Neste ano o Calendário Litúrgico, regido pelo solstício da primavera, antecipou-nos o período da Quaresma, preparatório para os solenes dias da Semana Santa. Ainda ressoavam os hinos jubilosos com que celebramos o último Natal, e já os paramentos roxos dos sacerdotes nos convidavam à reflexão e ao dispor nossas almas para acompanhar a Paixão, Morte e Ressurreição de Nosso Senhor Jesus Cristo.

Amoroso filho da Igreja, Dr. Plinio sempre honrava as datas litúrgicas, repassado de sentimentos de alma peculiares a cada uma delas. Assim, se o podíamos ver externando inocente alegria por ocasião do Nascimento do Filho de Deus, ou não menos expressiva felicidade pela gloriosa Ressurreição do Senhor, o víamos também particularmente sério e meditativo durante os dias em que recordamos os atrozes sofrimentos de Jesus. Padecimentos que lhe inspiravam graves e belas considerações, algumas das quais temos reproduzido nestas páginas.

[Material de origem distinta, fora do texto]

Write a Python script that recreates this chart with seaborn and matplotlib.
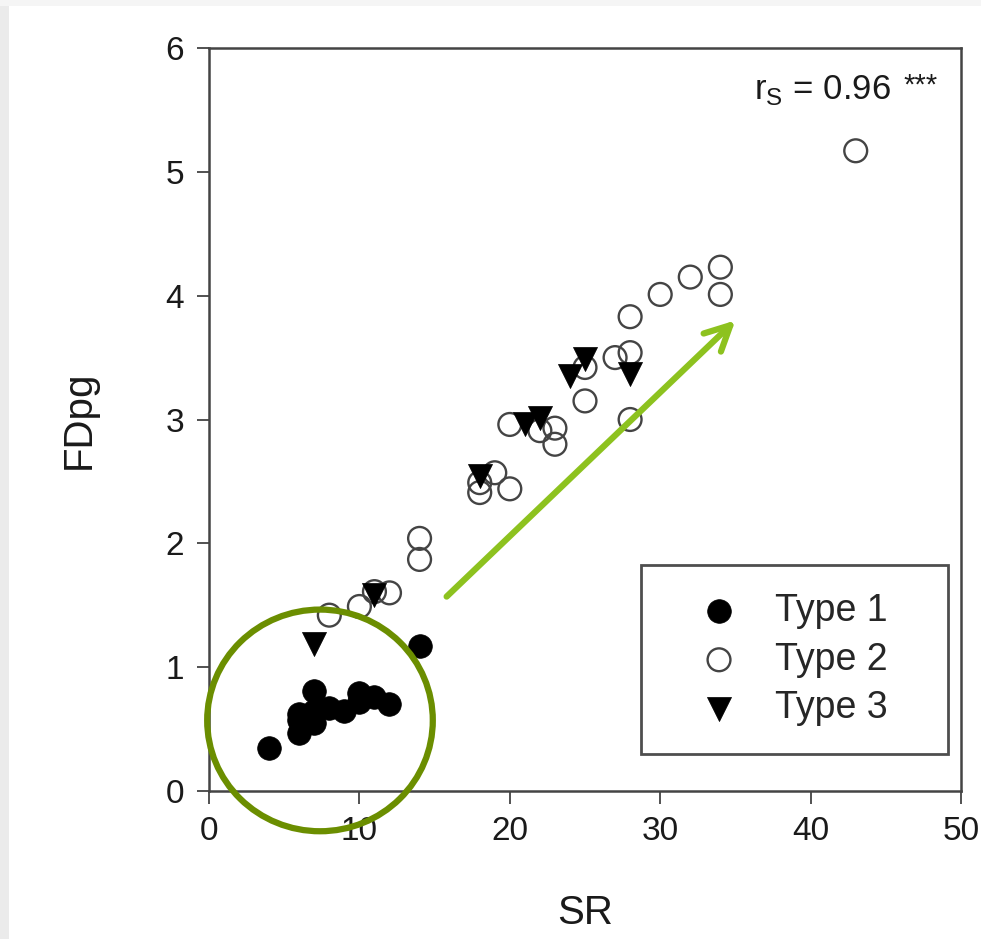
import numpy as np
import pandas as pd
import matplotlib
matplotlib.use("Agg")
import matplotlib.pyplot as plt
import seaborn as sns
from matplotlib.patches import Ellipse, Rectangle

# ---- data ----
t1_sr = [4, 6, 6, 6, 7, 7, 7, 8, 9, 10, 10, 11, 12, 14]
t1_fd = [0.35, 0.47, 0.57, 0.62, 0.55, 0.65, 0.81, 0.67, 0.65, 0.72, 0.79, 0.76, 0.70, 1.17]

t2_sr = [8, 10, 11, 12, 14, 14, 18, 18, 19, 20, 20, 22, 23, 23, 25, 25, 27, 28, 28, 28, 30, 32, 34, 34, 43]
t2_fd = [1.42, 1.49, 1.61, 1.60, 2.04, 1.87, 2.41, 2.49, 2.57, 2.96, 2.44, 2.91, 2.93, 2.80, 3.42, 3.15,
         3.50, 3.54, 3.83, 3.00, 4.01, 4.15, 4.23, 4.01, 5.17]

t3_sr = [7, 11, 18, 21, 22, 24, 25, 28]
t3_fd = [1.19, 1.58, 2.54, 2.96, 3.01, 3.35, 3.49, 3.37]

x_ticks = [0, 10, 20, 30, 40, 50]
y_ticks = [0, 1, 2, 3, 4, 5, 6]

sns.set_theme(style="white")
plt.rcParams['font.family'] = ['Liberation Sans', 'DejaVu Sans']
plt.rcParams['mathtext.fontset'] = 'custom'
plt.rcParams['mathtext.rm'] = 'Liberation Sans'

fig = plt.figure(figsize=(9.81, 9.39), dpi=100)
# light grey page edges of the original screenshot
fig.patches.append(Rectangle((0, 0), 9/981, 1, transform=fig.transFigure,
                             facecolor='#ebebeb', edgecolor='none', zorder=0))
fig.patches.append(Rectangle((0, 1 - 6/939), 1, 6/939, transform=fig.transFigure,
                             facecolor='#f5f5f5', edgecolor='none', zorder=0))

ax = fig.add_axes([209/981, 1 - 791/939, 752/981, 743/939])

sns.scatterplot(x=t1_sr, y=t1_fd, ax=ax, marker='o', s=290, color='black',
                edgecolor='black', linewidth=0.5, label='Type 1', zorder=3)
sns.scatterplot(x=t2_sr, y=t2_fd, ax=ax, marker='o', s=270, facecolors='none',
                edgecolor='#444444', linewidth=1.7, label='Type 2', zorder=3)
sns.scatterplot(x=t3_sr, y=t3_fd, ax=ax, marker='v', s=300, color='black',
                edgecolor='black', linewidth=0.5, label='Type 3', zorder=4)

ax.set_xlim(0, 50)
ax.set_ylim(0, 6)
ax.set_xticks(x_ticks)
ax.set_yticks(y_ticks)
ax.tick_params(axis='both', direction='out', length=9, width=1.2, color='#333333',
               labelsize=24, labelcolor='#1a1a1a', pad=9, bottom=True, left=True)
for sp in ax.spines.values():
    sp.set_color('#444444')
    sp.set_linewidth(1.8)

ax.set_xlabel('SR', fontsize=29, color='#1a1a1a', labelpad=34)
ax.set_ylabel('FDpg', fontsize=29, color='#1a1a1a', labelpad=49)

ax.text(0.906, 0.967, r'r$_\mathregular{S}$ = 0.96', transform=ax.transAxes,
        ha='right', va='top', fontsize=25, color='#1a1a1a')
ax.text(0.924, 0.968, '***', transform=ax.transAxes,
        ha='left', va='top', fontsize=21, color='#1a1a1a')

leg = ax.legend(loc='upper left', bbox_to_anchor=(0.574, 0.0, 0.409, 0.304), mode='expand',
                fontsize=27, frameon=True, fancybox=False, edgecolor='#222222',
                borderpad=0.74, handletextpad=0.13, labelspacing=0.34, borderaxespad=0,
                markerscale=1.0, handlelength=2.7)
leg.get_frame().set_linewidth(2.0)
leg.get_frame().set_boxstyle('square', pad=0.0)

# annotation: green circle & arrow
ell = Ellipse((7.38, 0.57), width=15.0, height=1.79, fill=False, edgecolor='#6b8e00',
              linewidth=4.5, clip_on=False, zorder=5)
ax.add_patch(ell)
ax.annotate('', xy=(35.0, 3.8), xytext=(15.8, 1.57),
            arrowprops=dict(arrowstyle='->,head_length=1.5,head_width=0.75', color='#8dc21f',
                            lw=4.5, shrinkA=0, shrinkB=0, capstyle='round'), zorder=5)

fig.savefig('out.png', dpi=100, facecolor='white')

Tocava-lhe, de modo especial, o contemplar a figura da Co-redentora, Maria Santíssima, sofrendo junto com seu divino Filho, transpassada de dor, mas igualmente inabalável em sua confiança no triunfo d’Ele sobre a morte e o pecado. Numa dessas reflexões, comentava Dr. Plinio:

“Na hora mais trágica que houve e haverá na história da humanidade, temos o exemplo augusto de alguém que permaneceu fiel, não se entregou, não fraquejou, não traiu, não recuou, e se manteve de pé como uma tocha de oração e de esperança — Nossa Senhora.

“Pelas narrações do Evangelho sabemos que, num momento, o sol se toldou em pleno dia, a terra estremeceu, abriram-se as sepulturas de alguns justos que tinham morrido na Antiga Lei e seus cadáveres se levantaram. Provavelmente, começaram a percorrer a Cidade Santa no meio das trevas, dos estertores do chão que vacilava, sob o silêncio da natureza animal aterrorizada e o gemido das pessoas que choravam. Era, no dizer de Bossuet, o Padre Eterno fazendo as pompas fúnebres de seu Divino Filho.

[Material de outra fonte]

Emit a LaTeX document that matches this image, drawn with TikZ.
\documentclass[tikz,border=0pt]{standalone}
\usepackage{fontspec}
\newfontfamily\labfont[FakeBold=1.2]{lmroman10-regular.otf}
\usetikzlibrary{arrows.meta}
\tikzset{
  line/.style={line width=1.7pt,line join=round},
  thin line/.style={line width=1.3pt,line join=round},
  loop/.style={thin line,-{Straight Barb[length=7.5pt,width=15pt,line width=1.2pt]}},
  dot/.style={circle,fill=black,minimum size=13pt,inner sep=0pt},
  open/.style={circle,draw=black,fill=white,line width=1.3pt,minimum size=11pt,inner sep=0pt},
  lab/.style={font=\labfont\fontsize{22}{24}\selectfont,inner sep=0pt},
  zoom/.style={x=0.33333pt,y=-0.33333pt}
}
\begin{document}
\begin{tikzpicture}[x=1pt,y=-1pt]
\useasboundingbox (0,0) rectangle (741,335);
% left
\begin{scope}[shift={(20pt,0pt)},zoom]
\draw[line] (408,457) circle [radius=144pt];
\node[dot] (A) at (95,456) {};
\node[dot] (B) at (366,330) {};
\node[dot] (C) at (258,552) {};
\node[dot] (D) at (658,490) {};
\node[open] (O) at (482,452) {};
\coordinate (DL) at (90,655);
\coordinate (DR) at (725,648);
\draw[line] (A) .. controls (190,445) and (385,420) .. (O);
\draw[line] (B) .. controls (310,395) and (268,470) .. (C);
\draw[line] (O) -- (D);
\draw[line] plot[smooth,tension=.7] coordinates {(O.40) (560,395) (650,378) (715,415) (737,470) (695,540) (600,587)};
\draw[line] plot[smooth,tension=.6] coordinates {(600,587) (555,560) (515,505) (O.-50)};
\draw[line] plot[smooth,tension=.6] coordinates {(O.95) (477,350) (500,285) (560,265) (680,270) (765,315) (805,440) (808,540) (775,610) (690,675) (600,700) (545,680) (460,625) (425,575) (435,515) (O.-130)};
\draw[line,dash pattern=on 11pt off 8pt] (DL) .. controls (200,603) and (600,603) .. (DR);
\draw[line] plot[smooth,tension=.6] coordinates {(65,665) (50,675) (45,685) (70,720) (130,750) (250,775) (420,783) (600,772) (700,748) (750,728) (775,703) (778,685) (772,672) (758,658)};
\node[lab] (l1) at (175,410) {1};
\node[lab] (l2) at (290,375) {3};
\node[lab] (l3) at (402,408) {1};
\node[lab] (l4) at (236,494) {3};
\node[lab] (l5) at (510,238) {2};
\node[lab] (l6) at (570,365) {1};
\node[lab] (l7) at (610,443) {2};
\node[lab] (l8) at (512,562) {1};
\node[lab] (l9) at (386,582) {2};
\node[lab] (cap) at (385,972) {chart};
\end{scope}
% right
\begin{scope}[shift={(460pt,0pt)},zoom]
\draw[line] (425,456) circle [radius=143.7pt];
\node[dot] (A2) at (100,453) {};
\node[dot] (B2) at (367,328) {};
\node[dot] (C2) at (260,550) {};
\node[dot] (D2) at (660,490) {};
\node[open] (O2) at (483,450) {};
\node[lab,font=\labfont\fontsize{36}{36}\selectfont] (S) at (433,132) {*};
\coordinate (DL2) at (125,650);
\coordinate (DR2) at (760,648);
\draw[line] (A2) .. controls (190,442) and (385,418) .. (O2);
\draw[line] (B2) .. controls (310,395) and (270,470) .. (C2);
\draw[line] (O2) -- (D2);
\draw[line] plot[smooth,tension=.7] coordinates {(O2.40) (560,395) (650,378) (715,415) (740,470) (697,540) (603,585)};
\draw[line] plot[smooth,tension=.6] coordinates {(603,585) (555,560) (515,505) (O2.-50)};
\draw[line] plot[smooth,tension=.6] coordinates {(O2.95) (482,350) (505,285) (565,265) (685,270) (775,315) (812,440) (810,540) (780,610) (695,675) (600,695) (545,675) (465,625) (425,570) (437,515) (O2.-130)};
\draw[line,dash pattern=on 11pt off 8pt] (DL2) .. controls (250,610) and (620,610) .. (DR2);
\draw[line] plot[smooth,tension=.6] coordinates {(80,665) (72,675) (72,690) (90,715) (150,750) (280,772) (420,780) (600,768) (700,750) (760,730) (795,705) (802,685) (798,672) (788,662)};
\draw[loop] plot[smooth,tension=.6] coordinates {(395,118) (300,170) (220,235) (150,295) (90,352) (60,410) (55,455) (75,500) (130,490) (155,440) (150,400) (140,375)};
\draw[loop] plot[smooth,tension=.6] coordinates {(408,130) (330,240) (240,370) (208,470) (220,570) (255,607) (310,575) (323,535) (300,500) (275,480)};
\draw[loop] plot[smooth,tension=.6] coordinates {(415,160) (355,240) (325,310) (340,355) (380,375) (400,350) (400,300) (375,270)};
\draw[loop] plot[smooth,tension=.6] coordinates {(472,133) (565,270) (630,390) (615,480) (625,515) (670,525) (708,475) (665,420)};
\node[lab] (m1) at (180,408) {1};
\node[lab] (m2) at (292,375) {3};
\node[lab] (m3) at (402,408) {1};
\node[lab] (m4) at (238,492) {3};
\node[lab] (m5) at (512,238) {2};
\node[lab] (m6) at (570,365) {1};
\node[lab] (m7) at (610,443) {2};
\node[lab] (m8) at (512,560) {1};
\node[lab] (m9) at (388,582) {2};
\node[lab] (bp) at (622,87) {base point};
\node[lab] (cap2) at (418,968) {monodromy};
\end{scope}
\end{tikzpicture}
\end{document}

“Enquanto isso, no alto do Calvário, o horror e o abandono se instalavam junto à Cruz do Redentor. Num dilúvio de dores, Jesus havia exclamado o seu Consummatum est!. Tudo estava consumado. O Cordeiro já imolado, exangue. Nada mais havia a oferecer do seu sacrifício. Estava morto. Diante dos homens restava apenas — para me servir novamente da expressão de Bossuet — um Deus quebrado, roto, aniquilado”. Nesta hora o bom ladrão se preparava para deixar a Terra. O centurião que ferira o lado de Nosso Senhor, golpeava-se no peito. Algumas pessoas recolhidas a um canto do Gólgota choravam.

“Porém, a alegria não desertara de uma alma! A alma mais inconforme com todo aquele horrível espetáculo de dor, a alma que a tanta injustiça mais repudiava, que ao mal mais odiava, a alma que mais amava o Salvador morto, mais esperava, mais certeza possuía: a certeza de todas as certezas! Imbuída de uma fé superior a toda fé que haveria no mundo até o fim dos tempos. Era a alma celestialmente inconformada de Nossa Senhora: Stabat Mater dolorosa, juxta crucem lacrimosa.

“Junto à Cruz, dolorosa, stabat! — que em latim não significava apenas ‘estar ali’, mas quer dizer que estava de pé. Mantinha-se erguida, em toda a força de seu corpo e de sua alma, com os olhos inundados de lágrimas, mas o coração inundado de luz.

“Naquele instante, Nossa Senhora tinha a certeza de que, após a grande tragédia, depois do abandono geral, raiaria a aurora da Ressurreição. Surgiria a aurora da Santa Igreja Católica Apostólica Romana, nimbada de glória a partir de Pentecostes. E de cruzes em luzes, de luzes em cruzes, o mundo chegaria até o momento bendito que em Fátima Ela prenunciou: Por fim o meu Imaculado Coração triunfará!”